There is camping at several areas along Archangel Road, which is where the majority of routes are located. This road has changed significantly over the years but even now driving to the end may end up being the crux for many parties. Once you arrive peaks of granite surround you in all directions. The rock in this area is older than many of the larger granitic formations so the rock faces tend to be smaller than other areas like the Alaska Range. Most routes are between one and four pitches with just a few that reach higher but difficulties range the entire spectrum from 5.5 to 5.13d.
To have a successful day you’ll need to do a few important steps. The first is to check the weather, acknowledge that it says it is probably going to rain, and then go anyway and see what happens. Hatcher Pass is a fickle area that can be beautiful for weeks on end or rain the majority of the summer. The key is to get there early and climb before the afternoon showers tend to come through. There is a visual indicator that occasionally works for Anchorage. If it’s raining and you can’t see the mountains in Anchorage, it might just be good in Hatcher Pass.
If you are going for sport climbing and can climb moderate grades with ease into the 5.10 range then you should take a trip to the Zulu Wall, Wishbone Wall, and the Monolith. These areas all have some enjoyable sport climbs but can range from well-protected to, is that my next bolt way up there, territory. Most crags will have some sport routes nearby although generally each crag is a mix of sport or trad lines, and many routes may require several pieces of gear to supplement the bolts.

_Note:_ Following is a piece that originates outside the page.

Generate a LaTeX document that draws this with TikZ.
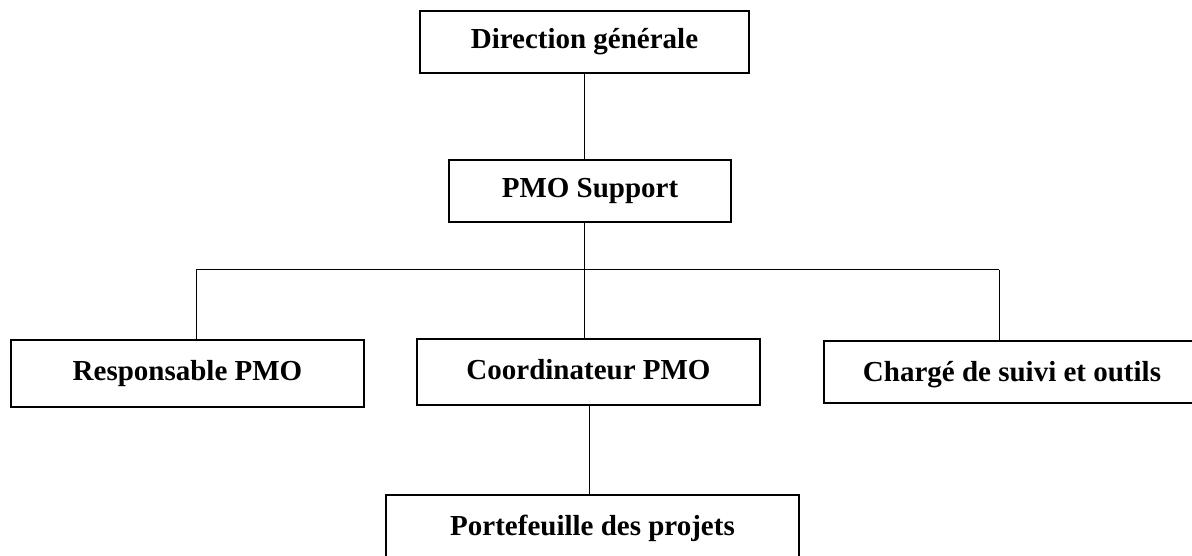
\documentclass[tikz,border=0pt]{standalone}
\usepackage{fontspec}
\setmainfont{Liberation Serif}
\begin{document}
\begin{tikzpicture}[x=1pt,y=-1pt,
  orgbox/.style={draw=black,line width=1.8pt,fill=white,inner sep=0pt,
    text height=20pt,text depth=6pt,
    font=\fontsize{29}{34}\selectfont\bfseries},
  link/.style={draw=black,line width=1pt}]
\clip (0,0) rectangle (1192,556);
\fill[white] (0,0) rectangle (1192,556);
\node[orgbox,minimum width=329pt,minimum height=62pt] (dg) at (584.5,42) {Direction générale};
\node[orgbox,minimum width=282pt,minimum height=62pt] (pmo) at (590,191) {PMO Support};
\node[orgbox,minimum width=353pt,minimum height=67pt] (resp) at (187.5,373.5) {Responsable PMO};
\node[orgbox,minimum width=343pt,minimum height=66pt] (coord) at (588.5,372) {Coordinateur PMO};
\node[orgbox,minimum width=376pt,minimum height=62pt,text height=22pt,text depth=4pt] (charge) at (1012,372) {Chargé de suivi et outils};
\node[orgbox,minimum width=413pt,minimum height=66pt] (port) at (592.5,528) {Portefeuille des projets};
\coordinate (top) at (584,73);
\coordinate (pmob) at (584,222);
\coordinate (busc) at (584,270);
\coordinate (busl) at (196,270);
\coordinate (busr) at (999,270);
\coordinate (cbot) at (589,405);
\draw[link] (top) -- (top |- pmo.north);
\draw[link] (pmob) -- (busc);
\draw[link] (busl) -- (busr);
\draw[link] (busl) -- (busl |- resp.north);
\draw[link] (busc) -- (busc |- coord.north);
\draw[link] (busr) -- (busr |- charge.north);
\draw[link] (cbot) -- (cbot |- port.north);
\end{tikzpicture}
\end{document}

If climbing trad then you are in luck, as many routes are now within your grasp. A trip to Hatcher Pass will likely include the Monolith and the Diamond. These two classic areas are also the most likely to be crowded on a sunny day so you won’t find as much solitude. Consider heading to the Crack Garden, a new area that has become a favorite due to the quality of its lines, or go all the way back to Reed Lakes and explore around the Monkeys Face and the High Dive. New lines have gone up around these areas recently and are ripe for exploration.